External Demolition – Part 2

The next part being demolished is the south wing of the building between the car-park and the main auditorium wall. This area contained the toilets, front of house staff room, small paint room and lighting stores as well as the female toilets for the dress circle and the dressing rooms for the Circle Studio theatre on the first floor.

Shaded area shows south wing – next area to be demolished.

Within this area all the pieces of structure that tie it into the main building have already been carefully separated prior to the mechanical claw getting started.

It is hard to appreciate from photographs and video just how massive the demolition machine is, and it is with great expertise that the operator manages to carefully tease the building apart. As it is taken down he separates the materials out into sandstone, brick, wood and metal; some to be reclaimed and used on the project and the rest packed up in different skips and sent away for recycling.

Video of demolition claw

This section of the Citizens has always been a bit of a hotch-potch of different bits of buildings that used to be sandwiched between the Citizens Theatre and the Palace Theatre. Some of the storage areas in the Citizens historically sat inside the Palace Theatre and the south wall of the lean-to bit of building facing into the car-park used to be one of the main walls of the Palace auditorium.

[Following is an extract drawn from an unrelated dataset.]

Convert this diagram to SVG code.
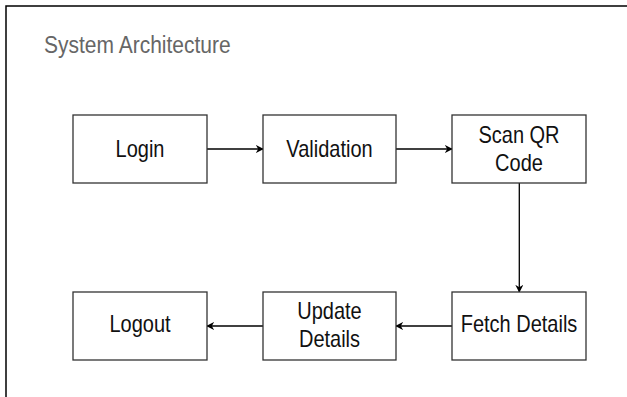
<svg xmlns="http://www.w3.org/2000/svg" width="627" height="397" viewBox="0 0 627 397">
<style>
.box{fill:#fff;stroke:#333;stroke-width:1.3}
.lbl{font-family:Arial,"Liberation Sans",Helvetica,sans-serif;font-size:20px;fill:#111;text-anchor:middle}
.title{font-family:Arial,"Liberation Sans",Helvetica,sans-serif;font-size:21px;fill:#666}
.edge{fill:none;stroke:#000;stroke-width:1.3;marker-end:url(#arr)}
</style>
<defs>
<marker id="arr" viewBox="0 0 10 10" refX="9" refY="5" markerWidth="8" markerHeight="8" markerUnits="userSpaceOnUse" orient="auto">
<path d="M0,0 L10,5 L0,10 L3,5 Z" fill="#000"/>
</marker>
</defs>
<rect x="0" y="0" width="627" height="397" fill="#fff"/>
<path d="M6,397 V6 H627" fill="none" stroke="#000" stroke-width="1.5"/>
<text class="title" transform="translate(44,53.3) scale(1,1.1)">System Architecture</text>
<g id="connectors">
<line class="edge" x1="207" y1="149" x2="263" y2="149"/>
<line class="edge" x1="396" y1="149" x2="452" y2="149"/>
<line class="edge" x1="519.3" y1="183" x2="519.3" y2="292"/>
<line class="edge" x1="452" y1="326" x2="396" y2="326"/>
<line class="edge" x1="263" y1="326" x2="207" y2="326"/>
</g>
<g id="login">
<rect class="box" x="73" y="115" width="134" height="68"/>
<text class="lbl" transform="translate(140,157.3) scale(1,1.17)">Login</text>
</g>
<g id="validation">
<rect class="box" x="263" y="115" width="133" height="68"/>
<text class="lbl" transform="translate(329.5,157.3) scale(1,1.17)">Validation</text>
</g>
<g id="scanqr">
<rect class="box" x="452" y="115" width="134" height="68"/>
<text class="lbl" transform="translate(519,143.3) scale(1,1.17)">Scan QR</text>
<text class="lbl" transform="translate(519,171) scale(1,1.17)">Code</text>
</g>
<g id="fetch">
<rect class="box" x="452" y="292" width="134" height="68"/>
<text class="lbl" transform="translate(519,331.7) scale(1,1.17)">Fetch Details</text>
</g>
<g id="update">
<rect class="box" x="263" y="292" width="133" height="68"/>
<text class="lbl" transform="translate(329.5,319.3) scale(1,1.17)">Update</text>
<text class="lbl" transform="translate(329.5,347) scale(1,1.17)">Details</text>
</g>
<g id="logout">
<rect class="box" x="73" y="292" width="134" height="68"/>
<text class="lbl" transform="translate(140,331.7) scale(1,1.17)">Logout</text>
</g>
</svg>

The Citizens Theatre used to sit in behind a shared frontage with the Palace Theatre next door, tucked in behind the rows of tenement flats on Gorbals Street.

Citizens Theatre and Palace Theatre behind shared frontage and tenements – Gorbals Street 1970’s
(Photo – John Crallan)

On the top-left of the previous image you can make out the peak of the south gable wall of the Citizens Theatre sticking out above the derelict tenements. To the right of it is what used to be the Palace Theatre. In front are the columns and statues of the shared frontage between the tenements. The south-wing being demolished is a mixture of ramshackle buildings that were sandwiched between the two theatres.

In 1973 a fire broke out in the Close Theatre, a small studio theatre that was situated on the first floor behind columns at the front of the building. In 1977 the Close Theatre and Palace Theatre were demolished and any left over bits of them subsumed into the Citizens Theatre building.

South wing roof stripped back

The lean-to roof over the south wing was built as part of the 1989 scheme when the front of house was redeveloped. It would certainly have tidied it up and dealt with with a lot of the issues with the roofs failing in that area but left a lot of redundant space captured inside it. This modern roof structure needed to be taken apart by hand before the rest of this area could be demolished, but this also reveals the original historic roofs below.

end of the south wing block being demolished

This image is looking on to the western end of this section of the south wing. . Top left in white are the dressing rooms for the Circle Studio Theatre. The grey ceiling above it used to be its external roof.

Just beyond it where the wall has started to be opened up was a just a void space between the 1989 roof and the roof of the toilets and switch-room on the ground floor. On the bottom right is a door that led to a long thin room Citizens used to use as a store for the bar.

If you look at the plan at the top of the post you can see that long thin bar store and then beyond it another long thin room that used to contain electrics for the stage lighting. Both these spaces used to be corridors within the Palace Theatre that ran alongside their stalls auditorium. Above them on the first floor is another full length corridor that used to run alongside the Palace dress circle which has never been accessible from within the Citizens. (Except by the brave few that went up through a hatch in the electrical switchroom and hauled themselves through a small hole in the roof where some services had been knocked through). That corridor and parts of a one of the Palace toilets were boxed into the Citizens after the demolition next door.

With the 1989 roof removed you can start to get a sense of the historic roof structures below and the amount of redundant space contained within that bit of the building.

In these images the 1989 roof has been removed. Just the remnants of the overhang from it can be seen on the left of each picture. You can see the Citizens auditorium wall on the right of each image. On the last image the flat area of felted roof in the middle of the image is the historic roof above the enclosed first floor corridor of the Palace. The wall to the left is what used to be the side wall of the Palace Theatre auditorium.

Demolition South Wing

With the 1989 roof the demolition of the south wing can continue with the rest of the building pulled south into the carpark.

As the yellow brick wall from the 1989 development came away it revealed some of the original brickwork that would have been Palace Theatre side of the wall. You can see where the openings have been bricked up that would have led into their main auditorium and stagehouse.

Exposed wall of the Palace Theatre
Citizens Theatre main auditorium and stage house walls revealed – South Wing demolished.

With the south wing demolished the Citizens Theatre auditorium and stagehouse walls have been revealed for the first time in over a century. On the left you can see the red and black on the wall is from the corridor in front of house that used to lead to the ladies toilets finishing with the door through to the auditorium.

Just above this is what appears to be an original window that has been sealed up behind a partition wall in the Dress Circle ladies toilets. To the right of that is another window around the position of the fly floor on stage that probably contained a window at some point as well. It’ll be interesting to see what else is revealed as we start to unpick the building.

The next steps are to deal with all of the debris, make sure the remaining building is still wind and watertight, and do more internal work to enable the front of the building to come down.